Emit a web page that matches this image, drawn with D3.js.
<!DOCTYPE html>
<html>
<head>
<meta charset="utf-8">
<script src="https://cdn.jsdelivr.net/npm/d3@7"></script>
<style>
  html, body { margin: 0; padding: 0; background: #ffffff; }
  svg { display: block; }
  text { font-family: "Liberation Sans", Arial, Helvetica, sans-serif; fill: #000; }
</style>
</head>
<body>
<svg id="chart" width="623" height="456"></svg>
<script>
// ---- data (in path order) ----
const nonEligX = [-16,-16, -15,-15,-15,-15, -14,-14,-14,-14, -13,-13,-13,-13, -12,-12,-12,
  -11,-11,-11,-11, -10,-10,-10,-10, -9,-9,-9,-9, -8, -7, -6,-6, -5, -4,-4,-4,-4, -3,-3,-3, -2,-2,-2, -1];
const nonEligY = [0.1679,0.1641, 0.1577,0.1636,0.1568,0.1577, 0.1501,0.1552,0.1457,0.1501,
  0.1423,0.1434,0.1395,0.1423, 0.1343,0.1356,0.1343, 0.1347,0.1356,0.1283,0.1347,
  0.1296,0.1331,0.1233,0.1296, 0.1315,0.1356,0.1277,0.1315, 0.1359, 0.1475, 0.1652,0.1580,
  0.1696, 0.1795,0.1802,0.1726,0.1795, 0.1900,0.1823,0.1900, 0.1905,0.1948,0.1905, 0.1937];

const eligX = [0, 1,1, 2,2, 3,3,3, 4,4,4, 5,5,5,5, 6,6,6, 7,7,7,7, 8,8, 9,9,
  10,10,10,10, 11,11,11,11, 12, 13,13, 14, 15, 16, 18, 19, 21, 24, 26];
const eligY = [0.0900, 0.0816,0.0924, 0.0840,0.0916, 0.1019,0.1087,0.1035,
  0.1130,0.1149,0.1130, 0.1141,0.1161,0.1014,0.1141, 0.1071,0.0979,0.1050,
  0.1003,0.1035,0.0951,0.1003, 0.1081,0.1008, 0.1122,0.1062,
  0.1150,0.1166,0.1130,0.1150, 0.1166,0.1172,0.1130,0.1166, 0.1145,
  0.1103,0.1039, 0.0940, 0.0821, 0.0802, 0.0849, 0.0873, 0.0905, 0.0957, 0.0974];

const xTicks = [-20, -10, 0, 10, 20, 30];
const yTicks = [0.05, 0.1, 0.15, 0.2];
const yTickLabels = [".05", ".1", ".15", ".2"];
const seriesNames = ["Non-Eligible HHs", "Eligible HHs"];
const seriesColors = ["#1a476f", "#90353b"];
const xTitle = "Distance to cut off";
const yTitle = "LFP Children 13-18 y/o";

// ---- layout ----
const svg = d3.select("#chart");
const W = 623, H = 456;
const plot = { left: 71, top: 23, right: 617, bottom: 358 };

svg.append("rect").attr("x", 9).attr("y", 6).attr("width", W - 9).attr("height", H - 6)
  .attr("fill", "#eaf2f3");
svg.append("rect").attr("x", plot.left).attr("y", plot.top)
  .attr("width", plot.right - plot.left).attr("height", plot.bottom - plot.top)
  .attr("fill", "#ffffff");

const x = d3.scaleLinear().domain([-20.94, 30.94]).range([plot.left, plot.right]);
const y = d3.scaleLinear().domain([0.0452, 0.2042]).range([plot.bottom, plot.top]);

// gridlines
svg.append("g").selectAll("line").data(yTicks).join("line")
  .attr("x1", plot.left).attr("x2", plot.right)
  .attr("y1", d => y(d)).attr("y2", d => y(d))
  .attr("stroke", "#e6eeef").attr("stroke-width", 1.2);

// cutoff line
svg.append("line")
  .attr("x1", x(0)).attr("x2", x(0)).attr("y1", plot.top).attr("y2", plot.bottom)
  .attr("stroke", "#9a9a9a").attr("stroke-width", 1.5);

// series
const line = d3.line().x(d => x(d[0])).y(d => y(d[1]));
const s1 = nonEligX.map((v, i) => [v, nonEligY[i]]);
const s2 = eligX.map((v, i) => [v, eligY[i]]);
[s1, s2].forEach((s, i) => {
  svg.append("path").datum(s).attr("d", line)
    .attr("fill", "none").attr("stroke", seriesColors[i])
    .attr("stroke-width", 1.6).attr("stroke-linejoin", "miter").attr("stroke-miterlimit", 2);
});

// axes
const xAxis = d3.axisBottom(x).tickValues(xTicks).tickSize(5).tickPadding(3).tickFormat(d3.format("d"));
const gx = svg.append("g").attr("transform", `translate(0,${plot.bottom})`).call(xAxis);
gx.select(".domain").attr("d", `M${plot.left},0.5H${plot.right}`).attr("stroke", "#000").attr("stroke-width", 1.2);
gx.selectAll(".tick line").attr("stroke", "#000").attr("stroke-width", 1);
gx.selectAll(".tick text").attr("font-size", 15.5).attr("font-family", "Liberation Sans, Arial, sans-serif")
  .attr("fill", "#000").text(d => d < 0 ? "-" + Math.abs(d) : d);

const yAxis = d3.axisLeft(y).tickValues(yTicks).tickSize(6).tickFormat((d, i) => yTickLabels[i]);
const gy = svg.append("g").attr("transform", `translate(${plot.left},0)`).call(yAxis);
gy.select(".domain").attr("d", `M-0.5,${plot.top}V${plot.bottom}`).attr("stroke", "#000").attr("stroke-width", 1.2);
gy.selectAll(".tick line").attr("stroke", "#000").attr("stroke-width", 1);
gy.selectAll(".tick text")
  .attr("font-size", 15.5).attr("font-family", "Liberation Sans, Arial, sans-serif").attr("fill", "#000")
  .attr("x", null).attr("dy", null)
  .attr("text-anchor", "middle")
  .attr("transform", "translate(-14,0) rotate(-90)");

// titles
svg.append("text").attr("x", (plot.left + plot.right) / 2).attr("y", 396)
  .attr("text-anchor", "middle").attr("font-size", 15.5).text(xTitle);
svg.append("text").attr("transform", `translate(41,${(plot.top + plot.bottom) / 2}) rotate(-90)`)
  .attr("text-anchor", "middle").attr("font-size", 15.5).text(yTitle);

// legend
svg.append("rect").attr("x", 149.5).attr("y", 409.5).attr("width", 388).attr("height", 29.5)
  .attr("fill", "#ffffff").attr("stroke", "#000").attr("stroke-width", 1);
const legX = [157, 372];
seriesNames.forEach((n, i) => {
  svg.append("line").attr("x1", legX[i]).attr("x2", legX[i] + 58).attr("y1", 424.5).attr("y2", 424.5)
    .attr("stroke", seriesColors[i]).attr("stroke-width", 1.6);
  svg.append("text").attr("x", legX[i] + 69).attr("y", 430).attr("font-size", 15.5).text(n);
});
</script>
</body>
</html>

##########

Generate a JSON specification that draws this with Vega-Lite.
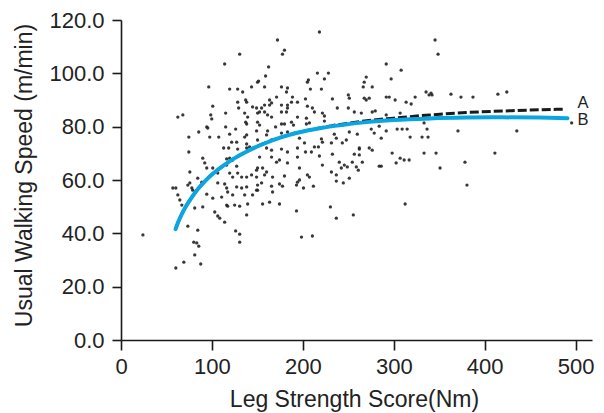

##########

▶ _PROBLEM STATEMENT_: Report only how many lines in the entries contain "that".

▶ _ANSWER_: 2